There were cockroaches…lots of ‘em…big ones…and bold. One of ‘em sat on the end of Jim’s bed and bummed cigarettes from him. Another one sat on the back of the commode and charged a quarter for access and a moment of privacy. I went downstairs to the desk to complain and noticed the clerk had six arms and I quailed. I was dubious, but it was cheap and had the asset of proximity.

The proximity paid off the next morning. I awoke to Jim practicing his smile in the mirror. He had just discovered Pearl Drops Tooth Polish and was pretty sure that his new “all-teeth” smile was gonna launch his professional acting ship tout suite. He urged speed with ablutions and let’s get our “petite little small-ass bods” over to the Peabody. We might miss something!

He was right.

The Peabody had a fountain in the middle of its lobby and people gathered around it at nine o’clock AM and five PM for the ducks. That’s right, ducks. At nine AM, the public address system wheezed to life to blare; “Welcome to the Peabody Hotel and the Peabody Marching Ducks!” The elevator doors would then open and a red carpet would roll out to the foot of the fountain. A Sousa march would play on the PA and three white ducks and one brown duck would regally march down the carpet, hop up on the lip of the fountain, and splash into the water to swim the rest of the day until five o’clock when they would, with similar pomp, reverse the process and return to their evening penthouse quarters. The crowd loved it and would applaud. The applause would prompt the brown duck to turn to the crowd from the lip of the fountain, spread his wings, and……well……quack.

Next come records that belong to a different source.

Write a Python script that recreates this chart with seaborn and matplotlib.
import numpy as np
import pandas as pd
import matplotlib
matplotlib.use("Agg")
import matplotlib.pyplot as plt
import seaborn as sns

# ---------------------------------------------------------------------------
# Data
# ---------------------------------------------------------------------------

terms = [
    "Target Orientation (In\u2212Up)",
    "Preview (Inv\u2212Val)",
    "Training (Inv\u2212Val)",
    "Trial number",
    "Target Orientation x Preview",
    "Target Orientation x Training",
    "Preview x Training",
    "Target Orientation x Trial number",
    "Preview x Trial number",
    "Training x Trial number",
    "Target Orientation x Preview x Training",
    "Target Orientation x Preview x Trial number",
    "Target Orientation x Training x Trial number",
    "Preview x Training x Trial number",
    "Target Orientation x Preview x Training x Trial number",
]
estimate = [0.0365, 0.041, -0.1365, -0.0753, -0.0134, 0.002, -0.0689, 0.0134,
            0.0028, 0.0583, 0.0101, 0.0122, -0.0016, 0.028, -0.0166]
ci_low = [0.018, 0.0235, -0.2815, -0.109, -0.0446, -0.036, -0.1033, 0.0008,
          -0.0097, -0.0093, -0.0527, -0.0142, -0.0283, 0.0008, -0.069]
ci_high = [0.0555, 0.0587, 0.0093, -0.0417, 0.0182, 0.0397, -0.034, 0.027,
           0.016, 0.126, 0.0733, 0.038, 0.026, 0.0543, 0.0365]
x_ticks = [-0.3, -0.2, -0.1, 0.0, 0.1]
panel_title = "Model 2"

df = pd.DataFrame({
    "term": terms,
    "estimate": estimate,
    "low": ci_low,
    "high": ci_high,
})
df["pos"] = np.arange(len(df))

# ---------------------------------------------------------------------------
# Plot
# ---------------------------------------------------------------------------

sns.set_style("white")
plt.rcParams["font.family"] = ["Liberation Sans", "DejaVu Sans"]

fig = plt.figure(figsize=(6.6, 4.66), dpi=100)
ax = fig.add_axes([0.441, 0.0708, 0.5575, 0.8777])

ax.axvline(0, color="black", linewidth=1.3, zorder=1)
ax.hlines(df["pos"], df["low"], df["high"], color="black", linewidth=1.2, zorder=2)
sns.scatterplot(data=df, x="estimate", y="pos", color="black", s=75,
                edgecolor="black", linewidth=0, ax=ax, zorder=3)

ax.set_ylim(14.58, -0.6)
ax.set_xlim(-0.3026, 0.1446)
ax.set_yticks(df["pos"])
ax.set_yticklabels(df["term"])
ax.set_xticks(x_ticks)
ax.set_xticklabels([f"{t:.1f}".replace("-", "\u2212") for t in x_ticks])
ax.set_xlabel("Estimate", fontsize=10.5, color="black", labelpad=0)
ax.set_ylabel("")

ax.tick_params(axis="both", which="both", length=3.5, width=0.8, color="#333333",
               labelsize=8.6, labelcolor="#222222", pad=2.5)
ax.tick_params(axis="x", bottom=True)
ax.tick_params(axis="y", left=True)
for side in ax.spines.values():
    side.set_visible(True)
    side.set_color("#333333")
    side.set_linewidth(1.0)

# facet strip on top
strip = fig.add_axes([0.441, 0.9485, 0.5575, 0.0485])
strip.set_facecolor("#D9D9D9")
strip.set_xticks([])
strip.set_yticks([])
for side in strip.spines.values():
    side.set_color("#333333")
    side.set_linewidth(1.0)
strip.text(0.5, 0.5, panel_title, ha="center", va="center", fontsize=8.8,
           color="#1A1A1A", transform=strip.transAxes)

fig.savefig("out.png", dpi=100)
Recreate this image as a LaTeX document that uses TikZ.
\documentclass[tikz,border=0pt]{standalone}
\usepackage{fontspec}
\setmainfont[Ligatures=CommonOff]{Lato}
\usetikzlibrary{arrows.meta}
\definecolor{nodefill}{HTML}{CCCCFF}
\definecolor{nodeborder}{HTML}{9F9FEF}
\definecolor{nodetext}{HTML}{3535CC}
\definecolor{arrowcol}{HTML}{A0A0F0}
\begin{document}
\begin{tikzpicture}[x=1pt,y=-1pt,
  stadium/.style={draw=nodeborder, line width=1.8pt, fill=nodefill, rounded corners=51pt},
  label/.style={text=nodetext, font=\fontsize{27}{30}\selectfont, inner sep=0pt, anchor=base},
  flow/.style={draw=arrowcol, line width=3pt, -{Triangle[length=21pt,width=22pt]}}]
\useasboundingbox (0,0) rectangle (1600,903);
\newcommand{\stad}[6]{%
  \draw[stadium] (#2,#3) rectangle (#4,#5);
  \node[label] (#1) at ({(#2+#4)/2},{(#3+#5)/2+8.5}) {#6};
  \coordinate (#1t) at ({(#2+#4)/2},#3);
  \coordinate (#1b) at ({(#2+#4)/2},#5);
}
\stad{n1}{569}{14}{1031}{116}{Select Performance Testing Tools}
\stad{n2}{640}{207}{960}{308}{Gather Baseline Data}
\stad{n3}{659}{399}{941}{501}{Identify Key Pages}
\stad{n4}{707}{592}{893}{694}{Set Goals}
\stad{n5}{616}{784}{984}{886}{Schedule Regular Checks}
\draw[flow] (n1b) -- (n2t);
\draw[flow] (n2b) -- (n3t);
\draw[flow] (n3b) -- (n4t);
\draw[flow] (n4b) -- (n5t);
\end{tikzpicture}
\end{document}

Yes, the crowd loved it, but Jim was enthralled. In the brown duck, Jim had found a spiritual brother. He never missed a duck event that weekend. He got there early and would sit akimbo next to the carpet and croon in “duck language” to the bird. The duck would pause, turn to Jim, and conduct a quick inventory of available exits in case this madman turned ugly.

It was a great conference and just got better from there.

At that time and perhaps still today, one element of SETC was a mass audition of actors looking for summer work. That year, 43 casting agents representing 43 southern theatres were observing those auditions. There were 568 hopeful auditionees. I was number 438 and Jim was 437. We stood leaning against the hotel hall wall for hours awaiting our chance for the Golden Ticket/Everlasting Gobstopper/Maltese Falcon/Holy Grail/Door #3.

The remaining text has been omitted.